Time for newspapers to go OPEC?

A man vends Monitor newspapers in Kampala two years ago. 
PHOTOS/ FILE  

What you need to know:

  • If the industry got together into an OPEC-like cartel and agreed starting on day X to pull all their content from social media and put it behind paywalls, the falling revenue would be halted. 

This is the third or fourth time in recent years that I’m writing about the crisis facing the newspaper industry.
I doubt that it will be my last, because I’m really concerned about the fate facing newspapers; not just for the obvious reason that I contribute to one, but as part of my broader interest in global business trends, consumer tastes, and evolving digital technology.
It has been eating at my heart to see the steady decline of newspaper circulation and the news media’s revenue in general since 2008.
Many reasons have been given before by me and others for this worrying trend.

Newspapers are not producing enough good content. Newspapers have a cover price that the market can’t afford. Newspapers have been made irrelevant by the rise of social media.
The explanations are endless, with the media industry mostly on the receiving end of the blame game.
I frequently visit websites not just of Ugandan origin, but British, American, Chinese, and various European media brands.
One gets to the website, reads this really thoughtful, rich, well-written article on fashion, technology, a major global new story or historical topic.
At the end of the 1,500-word article, there are no reader comments. I mean zero comments. Sometimes one or, at most, two comments.

If some Ugandan newspapers are to blame for poor quality content, what’s the explanation for world-class newspapers and magazines publishing really fine articles, but at the end of the articles there are no comments?
Does it mean they are no longer being read at all? How have we come to this?
Over the last four years or so, a thought has been lingering in my mind about the core reason for all this after I examined the global oil industry.
In September 1960, five major oil producers, Kuwait, Saudi Arabia, Venezuela, Iran and Iraq came together to form a body called the Organisation of Petroleum Exporting Countries (OPEC).

Over the decades, they were joined by Indonesia, Angola, Nigeria, Libya, the United Arab Emirates and others.
The purpose of OPEC was to bring together these petroleum-producing countries into a cartel by which they would agree on the production of oil and gas in carefully regulated quotas.
Without this working as a cartel, it would have been easy for them to flood the global market with oil, resulting in a glut and a drop in the price of the commodity below profitability.
Similarly, the global Internet revolution that got underway in the late 1990s has brought incredible connectivity and an over-abundance of information to the fingertips of billions of people, most of it for free.

Unfortunately, some of the biggest casualties of this over-abundance of information have been the industries for whom information is the product and source of revenue -- the music industry, the newspaper industry, in particular.
One of the arguments is that social media gives most people most of the information they need, so why buy a newspaper or watch TV?
Actually, when one spends any length of time on social media, it quickly becomes obvious that the bulk of content that engages the public the most on these social media platforms like Twitter, WhatsApp and Facebook is stories published by mainstream newspapers.
If we were to go for a day or a week without a single newspaper publishing or TV station broadcasting news, social media would have little to talk about.

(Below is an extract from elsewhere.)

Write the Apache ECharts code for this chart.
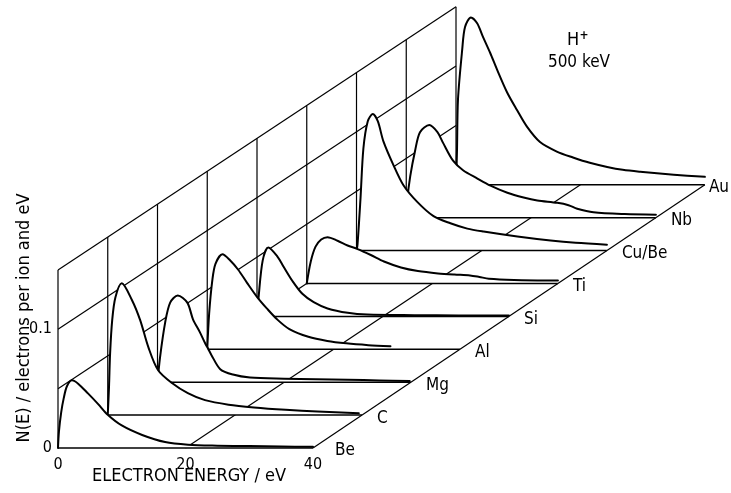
<!DOCTYPE html>
<html><head><meta charset="utf-8">
<script src="https://cdn.jsdelivr.net/npm/echarts@6/dist/echarts.min.js"></script>
<style>html,body{margin:0;padding:0;background:#fff}#c{width:731px;height:493px}</style>
</head><body><div id="c"></div>
<script>
// ---- data (electron energy in eV, N(E) in electrons per ion and eV) ----
const materials = ['Be', 'C', 'Mg', 'Al', 'Si', 'Ti', 'Cu/Be', 'Nb', 'Au'];

const curveBe = [[0,0],[0.15,0.014],[0.5,0.03],[0.9,0.042],[1.4,0.052],[2.2,0.057],[3.2,0.054],[4.7,0.046],[6.3,0.037],[7.8,0.028],[10,0.019],[13.2,0.011],[16.8,0.005],[20.4,0.0028],[25,0.002],[30,0.0016],[35,0.0012],[40,0.001]];
const curveC = [[0,0],[0.2,0.024],[0.37,0.052],[0.7,0.08],[1.2,0.099],[2.2,0.111],[3.8,0.097],[5.1,0.08],[6.4,0.057],[7.9,0.038],[10.1,0.027],[12.6,0.0185],[15.3,0.0126],[19,0.0088],[23,0.0065],[28,0.0045],[33,0.003],[39.5,0.0015]];
const curveMg = [[0,0],[0.4,0.021],[1.2,0.05],[2.0,0.067],[3.2,0.073],[4.7,0.067],[5.6,0.053],[6.7,0.042],[7.5,0.033],[8.0,0.028],[8.5,0.023],[9.9,0.011],[11.9,0.0065],[14.6,0.004],[20,0.003],[25,0.0025],[30,0.002],[35,0.0015],[39.8,0.001]];
const curveAl = [[0,0],[0.3,0.03],[0.8,0.058],[1.3,0.072],[2.4,0.08],[3.6,0.075],[4.9,0.067],[6.3,0.056],[7.9,0.044],[9.5,0.034],[11.1,0.025],[13,0.017],[16,0.0105],[19,0.007],[22,0.005],[25.5,0.0035],[29,0.0025]];
const curveSi = [[0,0],[0.25,0.016],[0.9,0.047],[1.8,0.058],[3.3,0.05],[4.2,0.042],[5.6,0.03],[7.2,0.019],[9,0.012],[11.2,0.0067],[14.4,0.003],[17.5,0.0015],[25,0.001],[32,0.0008],[40,0.0008]];
const curveTi = [[0,0],[0.64,0.0185],[1.4,0.031],[2.3,0.037],[3.3,0.039],[4.9,0.036],[6.5,0.032],[8.1,0.029],[10.2,0.024],[12.3,0.0185],[15,0.0135],[17.7,0.0105],[20.9,0.0085],[23.5,0.0075],[26,0.0068],[27.5,0.0055],[29,0.004],[33,0.003],[40,0.0025]];
const curveCuBe = [[0,0],[0.16,0.005],[0.64,0.044],[1.1,0.086],[1.8,0.109],[2.6,0.115],[3.4,0.109],[4.3,0.092],[5.9,0.072],[7.5,0.055],[9.7,0.041],[12.3,0.029],[15,0.023],[17.7,0.0185],[20.3,0.016],[25.7,0.0118],[31,0.0084],[35,0.0065],[40,0.005]];
const curveNb = [[0,0],[0.16,0.015],[0.64,0.035],[1.4,0.056],[2.2,0.072],[3.7,0.078],[5,0.072],[5.9,0.063],[7.5,0.048],[9.1,0.04],[11.4,0.033],[13.5,0.027],[16.2,0.021],[18.8,0.017],[21,0.0145],[24.2,0.0125],[26,0.0105],[27.4,0.0075],[30,0.0045],[35,0.003],[40,0.0025]];
const curveAu = [[0,0],[0.16,0.029],[0.32,0.072],[1.0,0.114],[1.45,0.133],[2.4,0.141],[3.4,0.136],[4.3,0.125],[5.5,0.111],[6.6,0.097],[8.2,0.078],[9.8,0.063],[11.4,0.049],[13.5,0.036],[16.2,0.028],[18.8,0.023],[21.5,0.0185],[24.3,0.015],[26.8,0.0126],[29.6,0.011],[35,0.0085],[40,0.0067]];
const curves = [curveBe, curveC, curveMg, curveAl, curveSi, curveTi, curveCuBe, curveNb, curveAu];

const xTickLabels = [0, 20, 40];
const yTickLabels = [0, 0.1];
const wallLevels = [0.05, 0.1, 0.15];
const floorEnergies = [0, 20, 40];
const energyMax = 40;
const wallTop = 0.15;

// label gaps (style only)
const labelGap = { 'Be': 22, 'Au': 4 };

// ---- oblique projection of (depth index, energy, N) into one cartesian system ----
const DX = 7.804, DY = 0.02772, SHRINK = 0.003;
function proj(d, E, N) { return [d * DX + E * (1 - SHRINK * d), d * DY + N]; }
const last = materials.length - 1;
const ink = '#000';
const font = 'DejaVu Sans Condensed, Liberation Sans Narrow, DejaVu Sans, sans-serif';

const series = [];
function seg(data, width, z) {
  series.push({ type: 'line', data, symbol: 'none', silent: true, animation: false, clip: false,
    lineStyle: { color: ink, width }, z });
}
// back wall (E = 0 plane): verticals and level lines
materials.forEach((m, d) => seg([proj(d, 0, 0), proj(d, 0, wallTop)], 1.2, 1));
wallLevels.forEach(v => seg([proj(0, 0, v), proj(last, 0, v)], 1.2, 1));
// floor lines at fixed energies
floorEnergies.forEach(E => seg([proj(0, E, 0), proj(last, E, 0)], 1.2, 1));
// curves, back to front, with white fill hiding what is behind
curves.forEach((c, d) => {
  const z = 2 + (last - d) * 2;
  series.push({ type: 'line', name: materials[d], data: c.map(p => proj(d, p[0], p[1])),
    symbol: 'none', silent: true, animation: false, clip: false,
    smooth: 0.3,
    lineStyle: { color: ink, width: 2, join: 'round', cap: 'round' },
    areaStyle: { color: '#fff', opacity: 1, origin: d * DY }, z });
  seg([proj(d, 0, 0), proj(d, energyMax, 0)], 1.5, z + 1);
});
// material labels at the end of each baseline
series.push({ type: 'scatter', symbolSize: 0, silent: true, animation: false, z: 50,
  itemStyle: { opacity: 1 },
  data: materials.map((m, d) => ({ name: m, value: proj(d, energyMax, 0),
    label: { distance: labelGap[m] !== undefined ? labelGap[m] : 15 } })),
  label: { show: true, position: 'right', distance: 15, offset: [0, 3], formatter: '{b}',
    color: ink, opacity: 1, fontSize: 17, fontFamily: font } });

const chart = echarts.init(document.getElementById('c'), null, { renderer: 'canvas' });
chart.setOption({
  backgroundColor: '#fff',
  animation: false,
  grid: { left: 58, right: 3.625, top: 2.875, bottom: 45 },
  xAxis: { type: 'value', min: 0, max: 105, interval: 20,
    axisLine: { show: false }, axisTick: { show: false }, splitLine: { show: false },
    axisLabel: { margin: 9, color: ink, fontSize: 16, fontFamily: font, showMaxLabel: false,
      formatter: v => xTickLabels.some(t => Math.abs(t - v) < 1e-9) ? String(v) : '' } },
  yAxis: { type: 'value', min: 0, max: 0.375, interval: 0.05,
    axisLine: { show: false }, axisTick: { show: false }, splitLine: { show: false },
    axisLabel: { margin: 6, color: ink, fontSize: 16, fontFamily: font, showMaxLabel: false,
      formatter: v => yTickLabels.some(t => Math.abs(t - v) < 1e-9) ? String(+v.toFixed(2)) : '' } },
  graphic: [
    { type: 'text', x: 24, y: 318, rotation: Math.PI / 2, silent: true,
      style: { text: 'N(E) / electrons per ion and eV', fill: ink, fontSize: 18, fontFamily: font,
        textAlign: 'center', textVerticalAlign: 'middle' } },
    { type: 'text', x: 189, y: 476, silent: true,
      style: { text: 'ELECTRON ENERGY / eV', fill: ink, fontSize: 18, fontFamily: font,
        textAlign: 'center', textVerticalAlign: 'middle' } },
    { type: 'text', x: 573, y: 40, silent: true,
      style: { text: 'H', fill: ink, fontSize: 18, fontFamily: font, textAlign: 'center', textVerticalAlign: 'middle' } },
    { type: 'text', x: 584, y: 36, silent: true,
      style: { text: '+', fill: ink, fontSize: 12, fontWeight: 'bold', fontFamily: font, textAlign: 'center', textVerticalAlign: 'middle' } },
    { type: 'text', x: 579, y: 63, silent: true,
      style: { text: '500 keV', fill: ink, fontSize: 17, fontFamily: font, textAlign: 'center', textVerticalAlign: 'middle' } }
  ],
  series
});
</script></body></html>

Yes, there would still be the usual gossiping and posting of graduation photos and selfies.
But society at large would be thrown into the dark when it comes to the public affairs and news discussions that tend to bring society together.
Apart from one or two celebrity scandals, on a typical day all year round, the top trending topics on the Internet, either on Google’s search or on the Twitter trending topics section, are always news topics.
And this is not just in Uganda, but worldwide too.
This, to me, shows that the news media is still the heart of society. It is still the most important source of meaningful content both on the general Internet and on social media.
In the United States and Western Europe, there has been a haphazard attempt to introduce digital paywalls on newspaper websites.

The results are success for a handful of papers like the Wall Street Journal, Washington Post, and most spectacularly for the New York Times in the United States, and the Daily Telegraph, the Spectator, and the Financial Times in the United Kingdom.
Paywalls can’t work for the media industry in general when the amount of free news content available online still dwarfs the content behind paywalls by a factor of 2,500 to 1.
But if the newspaper and magazine industry got together into an OPEC-like cartel and agreed starting on day X to pull all their content from social media and put it behind paywalls on their websites, and, equally important, made it as easy to pay for access as it currently is to pay one’s water or electricity bill using even a basic mobile phone, at last the crisis of steeply falling newspaper revenue would be halted.
This, in my view, is the missing element in the newspaper crisis.